• [Work to do]
Please output every line of the material as it stands, without the pictures.

+ + + +

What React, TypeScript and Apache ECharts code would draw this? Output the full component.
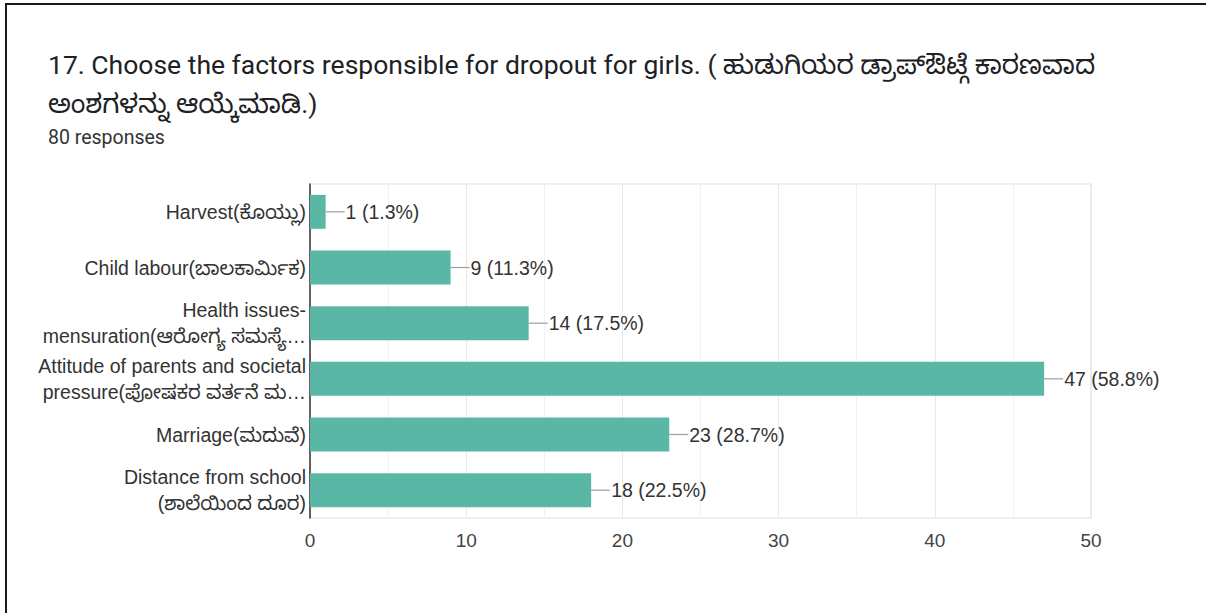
import React, { useEffect, useRef } from "react";
import * as echarts from "echarts";

const titleLines = [
  "17. Choose the factors responsible for dropout for girls. ( ಹುಡುಗಿಯರ ಡ್ರಾಪ್ಔಟ್ಗೆ ಕಾರಣವಾದ",
  "ಅಂಶಗಳನ್ನು ಆಯ್ಕೆಮಾಡಿ.)",
];
const responsesText = "80 responses";

const categories = [
  "Harvest(ಕೊಯ್ಲು)",
  "Child labour(ಬಾಲಕಾರ್ಮಿಕ)",
  "Health issues-\nmensuration(ಆರೋಗ್ಯ ಸಮಸ್ಯೆ…",
  "Attitude of parents and societal\npressure(ಪೋಷಕರ ವರ್ತನೆ ಮ…",
  "Marriage(ಮದುವೆ)",
  "Distance from school\n(ಶಾಲೆಯಿಂದ ದೂರ)",
];
const counts = [1, 9, 14, 47, 23, 18];
const percentLabels = ["1.3%", "11.3%", "17.5%", "58.8%", "28.7%", "22.5%"];

const xMin = 0;
const xMax = 50;
const xInterval = 10;

const TITLE_FONT = "Roboto, 'Noto Sans Kannada', 'Noto Sans', sans-serif";
const LABEL_FONT = "'Liberation Sans', Arial, 'Noto Sans Kannada', 'Noto Sans', sans-serif";

export default function App() {
  const ref = useRef<HTMLDivElement>(null);

  useEffect(() => {
    if (!ref.current) return;
    const chart = echarts.init(ref.current, undefined, { renderer: "svg" });

    const labelData = counts.map((v, i) => [v, i, `${v} (${percentLabels[i]})`]);

    chart.setOption({
      animation: false,
      backgroundColor: "#ffffff",
      title: [
        {
          text: titleLines.join("\n"),
          left: 48,
          top: 45,
          padding: 0,
          textStyle: {
            fontFamily: TITLE_FONT,
            fontSize: 26.5,
            fontWeight: "normal",
            color: "#202124",
            lineHeight: 39,
          },
        },
        {
          text: responsesText,
          left: 48,
          top: 126,
          padding: 0,
          textStyle: {
            fontFamily: TITLE_FONT,
            fontSize: 19.5,
            fontWeight: "normal",
            color: "#333333",
            lineHeight: 22,
          },
        },
      ],
      graphic: [
        { type: "rect", shape: { x: 5, y: 3, width: 2, height: 610 }, style: { fill: "#1a1a1a" }, silent: true },
        { type: "rect", shape: { x: 5, y: 3, width: 1201, height: 2 }, style: { fill: "#1a1a1a" }, silent: true },
      ],
      grid: {
        left: 310,
        right: 115,
        top: 184,
        bottom: 95,
        show: true,
        borderColor: "#ececec",
        borderWidth: 1.5,
        backgroundColor: "transparent",
      },
      xAxis: {
        type: "value",
        min: xMin,
        max: xMax,
        interval: xInterval,
        axisLine: { show: false },
        axisTick: { show: false },
        axisLabel: {
          fontFamily: LABEL_FONT,
          fontSize: 19,
          color: "#444444",
          margin: 13,
        },
        splitLine: { show: true, lineStyle: { color: "#e8e8e8", width: 1 } },
        minorTick: { show: false, splitNumber: 2 },
        minorSplitLine: { show: true, lineStyle: { color: "#f2f2f2", width: 1 } },
      },
      yAxis: {
        type: "category",
        data: categories,
        inverse: true,
        axisLine: { show: true, lineStyle: { color: "#333333", width: 1.5 } },
        axisTick: { show: false },
        axisLabel: {
          fontFamily: LABEL_FONT,
          fontSize: 19.5,
          color: "#333333",
          lineHeight: 26,
          margin: 4,
          align: "right",
        },
        splitLine: { show: false },
      },
      series: [
        {
          type: "bar",
          data: counts,
          barCategoryGap: "39%",
          itemStyle: { color: "#5ab7a6" },
          z: 2,
        },
        {
          type: "custom",
          data: labelData,
          encode: { x: 0, y: 1 },
          z: 3,
          renderItem: (params: any, api: any) => {
            const p = api.coord([api.value(0), api.value(1)]);
            const idx = params.dataIndex;
            const txt = labelData[idx][2] as string;
            return {
              type: "group",
              children: [
                {
                  type: "line",
                  shape: { x1: p[0], y1: p[1], x2: p[0] + 19, y2: p[1] },
                  style: { stroke: "#9e9e9e", lineWidth: 1.2 },
                },
                {
                  type: "text",
                  x: p[0] + 20,
                  y: p[1],
                  style: {
                    text: txt,
                    fontFamily: LABEL_FONT,
                    fontSize: 19.5,
                    fill: "#333333",
                    textAlign: "left",
                    textVerticalAlign: "middle",
                  },
                },
              ],
            };
          },
        },
      ],
    });

    return () => chart.dispose();
  }, []);

  return (
    <div
      ref={ref}
      style={{ position: "fixed", left: 0, top: 0, width: 1206, height: 613, background: "#fff" }}
    />
  );
}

+ + + +

• [Task response]
What React, TypeScript and Apache ECharts code would draw this? Output the full component.
import React, { useEffect, useRef } from "react";
import * as echarts from "echarts";

const titleLines = [
  "17. Choose the factors responsible for dropout for girls. ( ಹುಡುಗಿಯರ ಡ್ರಾಪ್ಔಟ್ಗೆ ಕಾರಣವಾದ",
  "ಅಂಶಗಳನ್ನು ಆಯ್ಕೆಮಾಡಿ.)",
];
const responsesText = "80 responses";

const categories = [
  "Harvest(ಕೊಯ್ಲು)",
  "Child labour(ಬಾಲಕಾರ್ಮಿಕ)",
  "Health issues-\nmensuration(ಆರೋಗ್ಯ ಸಮಸ್ಯೆ…",
  "Attitude of parents and societal\npressure(ಪೋಷಕರ ವರ್ತನೆ ಮ…",
  "Marriage(ಮದುವೆ)",
  "Distance from school\n(ಶಾಲೆಯಿಂದ ದೂರ)",
];
const counts = [1, 9, 14, 47, 23, 18];
const percentLabels = ["1.3%", "11.3%", "17.5%", "58.8%", "28.7%", "22.5%"];

const xMin = 0;
const xMax = 50;
const xInterval = 10;

const TITLE_FONT = "Roboto, 'Noto Sans Kannada', 'Noto Sans', sans-serif";
const LABEL_FONT = "'Liberation Sans', Arial, 'Noto Sans Kannada', 'Noto Sans', sans-serif";

export default function App() {
  const ref = useRef<HTMLDivElement>(null);

  useEffect(() => {
    if (!ref.current) return;
    const chart = echarts.init(ref.current, undefined, { renderer: "svg" });

    const labelData = counts.map((v, i) => [v, i, `${v} (${percentLabels[i]})`]);

    chart.setOption({
      animation: false,
      backgroundColor: "#ffffff",
      title: [
        {
          text: titleLines.join("\n"),
          left: 48,
          top: 45,
          padding: 0,
          textStyle: {
            fontFamily: TITLE_FONT,
            fontSize: 26.5,
            fontWeight: "normal",
            color: "#202124",
            lineHeight: 39,
          },
        },
        {
          text: responsesText,
          left: 48,
          top: 126,
          padding: 0,
          textStyle: {
            fontFamily: TITLE_FONT,
            fontSize: 19.5,
            fontWeight: "normal",
            color: "#333333",
            lineHeight: 22,
          },
        },
      ],
      graphic: [
        { type: "rect", shape: { x: 5, y: 3, width: 2, height: 610 }, style: { fill: "#1a1a1a" }, silent: true },
        { type: "rect", shape: { x: 5, y: 3, width: 1201, height: 2 }, style: { fill: "#1a1a1a" }, silent: true },
      ],
      grid: {
        left: 310,
        right: 115,
        top: 184,
        bottom: 95,
        show: true,
        borderColor: "#ececec",
        borderWidth: 1.5,
        backgroundColor: "transparent",
      },
      xAxis: {
        type: "value",
        min: xMin,
        max: xMax,
        interval: xInterval,
        axisLine: { show: false },
        axisTick: { show: false },
        axisLabel: {
          fontFamily: LABEL_FONT,
          fontSize: 19,
          color: "#444444",
          margin: 13,
        },
        splitLine: { show: true, lineStyle: { color: "#e8e8e8", width: 1 } },
        minorTick: { show: false, splitNumber: 2 },
        minorSplitLine: { show: true, lineStyle: { color: "#f2f2f2", width: 1 } },
      },
      yAxis: {
        type: "category",
        data: categories,
        inverse: true,
        axisLine: { show: true, lineStyle: { color: "#333333", width: 1.5 } },
        axisTick: { show: false },
        axisLabel: {
          fontFamily: LABEL_FONT,
          fontSize: 19.5,
          color: "#333333",
          lineHeight: 26,
          margin: 4,
          align: "right",
        },
        splitLine: { show: false },
      },
      series: [
        {
          type: "bar",
          data: counts,
          barCategoryGap: "39%",
          itemStyle: { color: "#5ab7a6" },
          z: 2,
        },
        {
          type: "custom",
          data: labelData,
          encode: { x: 0, y: 1 },
          z: 3,
          renderItem: (params: any, api: any) => {
            const p = api.coord([api.value(0), api.value(1)]);
            const idx = params.dataIndex;
            const txt = labelData[idx][2] as string;
            return {
              type: "group",
              children: [
                {
                  type: "line",
                  shape: { x1: p[0], y1: p[1], x2: p[0] + 19, y2: p[1] },
                  style: { stroke: "#9e9e9e", lineWidth: 1.2 },
                },
                {
                  type: "text",
                  x: p[0] + 20,
                  y: p[1],
                  style: {
                    text: txt,
                    fontFamily: LABEL_FONT,
                    fontSize: 19.5,
                    fill: "#333333",
                    textAlign: "left",
                    textVerticalAlign: "middle",
                  },
                },
              ],
            };
          },
        },
      ],
    });

    return () => chart.dispose();
  }, []);

  return (
    <div
      ref={ref}
      style={{ position: "fixed", left: 0, top: 0, width: 1206, height: 613, background: "#fff" }}
    />
  );
}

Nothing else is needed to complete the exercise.